AIM OF THE TASK: Exclude images, then output the remaining data verbatim.

_ _ _ _ _

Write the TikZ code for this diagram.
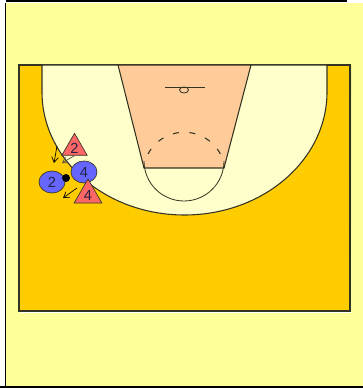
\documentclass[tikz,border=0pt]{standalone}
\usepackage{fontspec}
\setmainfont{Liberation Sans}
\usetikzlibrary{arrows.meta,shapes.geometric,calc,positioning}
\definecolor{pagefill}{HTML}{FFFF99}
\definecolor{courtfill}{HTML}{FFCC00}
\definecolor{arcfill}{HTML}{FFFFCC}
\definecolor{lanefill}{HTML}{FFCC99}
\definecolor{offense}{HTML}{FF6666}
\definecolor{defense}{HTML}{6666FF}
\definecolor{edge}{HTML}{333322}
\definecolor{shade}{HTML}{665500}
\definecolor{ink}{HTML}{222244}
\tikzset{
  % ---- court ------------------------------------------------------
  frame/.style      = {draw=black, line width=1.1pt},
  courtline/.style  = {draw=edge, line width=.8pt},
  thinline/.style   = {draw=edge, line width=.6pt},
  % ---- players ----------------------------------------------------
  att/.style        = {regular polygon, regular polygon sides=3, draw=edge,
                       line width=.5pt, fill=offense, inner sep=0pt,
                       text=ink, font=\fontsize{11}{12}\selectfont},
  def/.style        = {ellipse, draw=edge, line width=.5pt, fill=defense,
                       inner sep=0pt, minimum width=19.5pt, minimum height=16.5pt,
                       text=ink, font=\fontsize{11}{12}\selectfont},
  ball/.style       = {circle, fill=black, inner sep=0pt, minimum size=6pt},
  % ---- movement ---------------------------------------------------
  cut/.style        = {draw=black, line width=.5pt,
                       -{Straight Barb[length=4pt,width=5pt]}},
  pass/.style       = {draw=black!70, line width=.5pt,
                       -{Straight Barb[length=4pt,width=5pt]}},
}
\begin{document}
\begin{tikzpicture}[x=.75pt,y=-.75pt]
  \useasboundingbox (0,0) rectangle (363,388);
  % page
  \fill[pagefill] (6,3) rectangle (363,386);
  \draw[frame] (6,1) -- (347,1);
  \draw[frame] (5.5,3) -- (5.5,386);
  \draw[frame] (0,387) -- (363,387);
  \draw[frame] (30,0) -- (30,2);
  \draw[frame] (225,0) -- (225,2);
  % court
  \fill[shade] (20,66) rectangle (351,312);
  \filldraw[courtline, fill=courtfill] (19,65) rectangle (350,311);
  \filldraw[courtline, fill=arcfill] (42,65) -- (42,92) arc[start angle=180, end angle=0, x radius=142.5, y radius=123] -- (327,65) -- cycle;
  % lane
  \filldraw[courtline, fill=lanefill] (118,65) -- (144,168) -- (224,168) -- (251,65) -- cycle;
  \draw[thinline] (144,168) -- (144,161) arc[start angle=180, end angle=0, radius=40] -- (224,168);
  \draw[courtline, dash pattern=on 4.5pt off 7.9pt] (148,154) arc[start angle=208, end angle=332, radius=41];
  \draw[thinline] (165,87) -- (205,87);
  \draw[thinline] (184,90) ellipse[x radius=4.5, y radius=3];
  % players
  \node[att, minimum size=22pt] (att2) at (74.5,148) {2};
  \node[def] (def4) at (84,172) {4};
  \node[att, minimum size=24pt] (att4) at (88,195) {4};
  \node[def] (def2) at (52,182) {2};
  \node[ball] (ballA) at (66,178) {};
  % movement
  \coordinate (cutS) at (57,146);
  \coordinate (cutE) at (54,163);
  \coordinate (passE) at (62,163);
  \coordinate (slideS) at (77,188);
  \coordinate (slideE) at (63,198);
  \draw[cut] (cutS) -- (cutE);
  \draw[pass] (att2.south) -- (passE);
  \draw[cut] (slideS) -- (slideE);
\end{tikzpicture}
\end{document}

_ _ _ _ _

THE RESULT:
Write the TikZ code for this diagram.
\documentclass[tikz,border=0pt]{standalone}
\usepackage{fontspec}
\setmainfont{Liberation Sans}
\usetikzlibrary{arrows.meta,shapes.geometric,calc,positioning}
\definecolor{pagefill}{HTML}{FFFF99}
\definecolor{courtfill}{HTML}{FFCC00}
\definecolor{arcfill}{HTML}{FFFFCC}
\definecolor{lanefill}{HTML}{FFCC99}
\definecolor{offense}{HTML}{FF6666}
\definecolor{defense}{HTML}{6666FF}
\definecolor{edge}{HTML}{333322}
\definecolor{shade}{HTML}{665500}
\definecolor{ink}{HTML}{222244}
\tikzset{
  % ---- court ------------------------------------------------------
  frame/.style      = {draw=black, line width=1.1pt},
  courtline/.style  = {draw=edge, line width=.8pt},
  thinline/.style   = {draw=edge, line width=.6pt},
  % ---- players ----------------------------------------------------
  att/.style        = {regular polygon, regular polygon sides=3, draw=edge,
                       line width=.5pt, fill=offense, inner sep=0pt,
                       text=ink, font=\fontsize{11}{12}\selectfont},
  def/.style        = {ellipse, draw=edge, line width=.5pt, fill=defense,
                       inner sep=0pt, minimum width=19.5pt, minimum height=16.5pt,
                       text=ink, font=\fontsize{11}{12}\selectfont},
  ball/.style       = {circle, fill=black, inner sep=0pt, minimum size=6pt},
  % ---- movement ---------------------------------------------------
  cut/.style        = {draw=black, line width=.5pt,
                       -{Straight Barb[length=4pt,width=5pt]}},
  pass/.style       = {draw=black!70, line width=.5pt,
                       -{Straight Barb[length=4pt,width=5pt]}},
}
\begin{document}
\begin{tikzpicture}[x=.75pt,y=-.75pt]
  \useasboundingbox (0,0) rectangle (363,388);
  % page
  \fill[pagefill] (6,3) rectangle (363,386);
  \draw[frame] (6,1) -- (347,1);
  \draw[frame] (5.5,3) -- (5.5,386);
  \draw[frame] (0,387) -- (363,387);
  \draw[frame] (30,0) -- (30,2);
  \draw[frame] (225,0) -- (225,2);
  % court
  \fill[shade] (20,66) rectangle (351,312);
  \filldraw[courtline, fill=courtfill] (19,65) rectangle (350,311);
  \filldraw[courtline, fill=arcfill] (42,65) -- (42,92) arc[start angle=180, end angle=0, x radius=142.5, y radius=123] -- (327,65) -- cycle;
  % lane
  \filldraw[courtline, fill=lanefill] (118,65) -- (144,168) -- (224,168) -- (251,65) -- cycle;
  \draw[thinline] (144,168) -- (144,161) arc[start angle=180, end angle=0, radius=40] -- (224,168);
  \draw[courtline, dash pattern=on 4.5pt off 7.9pt] (148,154) arc[start angle=208, end angle=332, radius=41];
  \draw[thinline] (165,87) -- (205,87);
  \draw[thinline] (184,90) ellipse[x radius=4.5, y radius=3];
  % players
  \node[att, minimum size=22pt] (att2) at (74.5,148) {2};
  \node[def] (def4) at (84,172) {4};
  \node[att, minimum size=24pt] (att4) at (88,195) {4};
  \node[def] (def2) at (52,182) {2};
  \node[ball] (ballA) at (66,178) {};
  % movement
  \coordinate (cutS) at (57,146);
  \coordinate (cutE) at (54,163);
  \coordinate (passE) at (62,163);
  \coordinate (slideS) at (77,188);
  \coordinate (slideE) at (63,198);
  \draw[cut] (cutS) -- (cutE);
  \draw[pass] (att2.south) -- (passE);
  \draw[cut] (slideS) -- (slideE);
\end{tikzpicture}
\end{document}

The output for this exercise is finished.